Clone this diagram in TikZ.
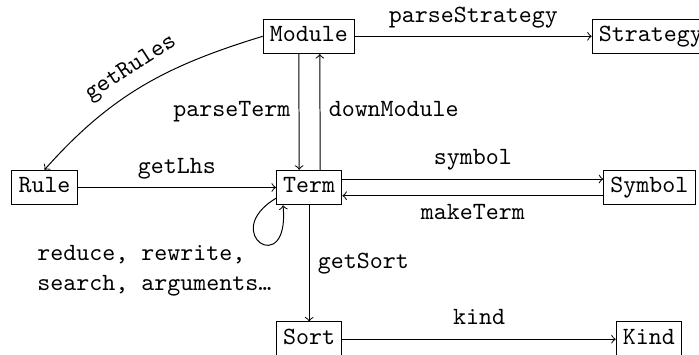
\documentclass[tikz,border=0pt]{standalone}
\usepackage{fontspec}
\usetikzlibrary{calc}
\begin{document}
\begin{tikzpicture}[x=0.4039pt, y=-0.4039pt,
  box/.style={draw, font=\ttfamily, inner xsep=2.7pt, inner ysep=2.8pt, text height=6.11pt, text depth=2.22pt, line width=0.4pt},
  lbl/.style={font=\ttfamily, text height=6.11pt, text depth=2.22pt},
  arr/.style={->, line width=0.4pt}]
\useasboundingbox (0,0) rectangle (699,354);
\clip (0,0) rectangle (699,354);
% boxes
\node[box] (Module) at (308.8,36.3) {Module};
\node[box, anchor=west] (Strategy) at (591.7,36.3) {Strategy};
\node[box] (Rule) at (44.5,187.5) {Rule};
\node[box] (Term) at (309.2,187.5) {Term};
\node[box] (Symbol) at (649.4,187.5) {Symbol};
\node[box] (Sort) at (309.2,339.2) {Sort};
\node[box] (Kind) at (648.9,339.2) {Kind};
% connectors
\draw[arr] (Module) -- node[lbl, above] {parseStrategy} (Strategy);
\draw[arr] ($(Module.south)+(-10,0)$) -- node[lbl, left] {parseTerm} ($(Term.north)+(-10,0)$);
\draw[arr] ($(Term.north)+(11,0)$) -- node[lbl, right] {downModule} ($(Module.south)+(11,0)$);
\draw[arr] (Rule) -- node[lbl, above] {getLhs} (Term);
\draw[arr] ($(Term.east)+(0,-8.5)$) -- node[lbl, above] {symbol} ($(Symbol.west)+(0,-8.5)$);
\draw[arr] ($(Symbol.west)+(0,8.2)$) -- node[lbl, below] {makeTerm} ($(Term.east)+(0,8.2)$);
\draw[arr] (Term) -- node[lbl, right] {getSort} (Sort);
\draw[arr] (Sort) -- node[lbl, above] {kind} (Kind);
\draw[arr] (Module.west) .. controls (167.5,65.4) and (112,94) .. (Rule.north);
\node[lbl, rotate=33] (getRulesLbl) at (131,68.5) {getRules};
\draw[arr] ($(Term.south west)+(0,-7)$) .. controls (218,233) and (290,280) .. ($(Term.south west)+(7,0)$);
\node[font=\ttfamily, align=left, anchor=west, inner sep=0pt] (ops) at (37,271) {reduce, rewrite,\\search, arguments…};
\end{tikzpicture}
\end{document}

——

*Your objective*: Reproduce the whole listing above word for word, but not its pictures.

*Answer to this problem*:
Clone this diagram in TikZ.
\documentclass[tikz,border=0pt]{standalone}
\usepackage{fontspec}
\usetikzlibrary{calc}
\begin{document}
\begin{tikzpicture}[x=0.4039pt, y=-0.4039pt,
  box/.style={draw, font=\ttfamily, inner xsep=2.7pt, inner ysep=2.8pt, text height=6.11pt, text depth=2.22pt, line width=0.4pt},
  lbl/.style={font=\ttfamily, text height=6.11pt, text depth=2.22pt},
  arr/.style={->, line width=0.4pt}]
\useasboundingbox (0,0) rectangle (699,354);
\clip (0,0) rectangle (699,354);
% boxes
\node[box] (Module) at (308.8,36.3) {Module};
\node[box, anchor=west] (Strategy) at (591.7,36.3) {Strategy};
\node[box] (Rule) at (44.5,187.5) {Rule};
\node[box] (Term) at (309.2,187.5) {Term};
\node[box] (Symbol) at (649.4,187.5) {Symbol};
\node[box] (Sort) at (309.2,339.2) {Sort};
\node[box] (Kind) at (648.9,339.2) {Kind};
% connectors
\draw[arr] (Module) -- node[lbl, above] {parseStrategy} (Strategy);
\draw[arr] ($(Module.south)+(-10,0)$) -- node[lbl, left] {parseTerm} ($(Term.north)+(-10,0)$);
\draw[arr] ($(Term.north)+(11,0)$) -- node[lbl, right] {downModule} ($(Module.south)+(11,0)$);
\draw[arr] (Rule) -- node[lbl, above] {getLhs} (Term);
\draw[arr] ($(Term.east)+(0,-8.5)$) -- node[lbl, above] {symbol} ($(Symbol.west)+(0,-8.5)$);
\draw[arr] ($(Symbol.west)+(0,8.2)$) -- node[lbl, below] {makeTerm} ($(Term.east)+(0,8.2)$);
\draw[arr] (Term) -- node[lbl, right] {getSort} (Sort);
\draw[arr] (Sort) -- node[lbl, above] {kind} (Kind);
\draw[arr] (Module.west) .. controls (167.5,65.4) and (112,94) .. (Rule.north);
\node[lbl, rotate=33] (getRulesLbl) at (131,68.5) {getRules};
\draw[arr] ($(Term.south west)+(0,-7)$) .. controls (218,233) and (290,280) .. ($(Term.south west)+(7,0)$);
\node[font=\ttfamily, align=left, anchor=west, inner sep=0pt] (ops) at (37,271) {reduce, rewrite,\\search, arguments…};
\end{tikzpicture}
\end{document}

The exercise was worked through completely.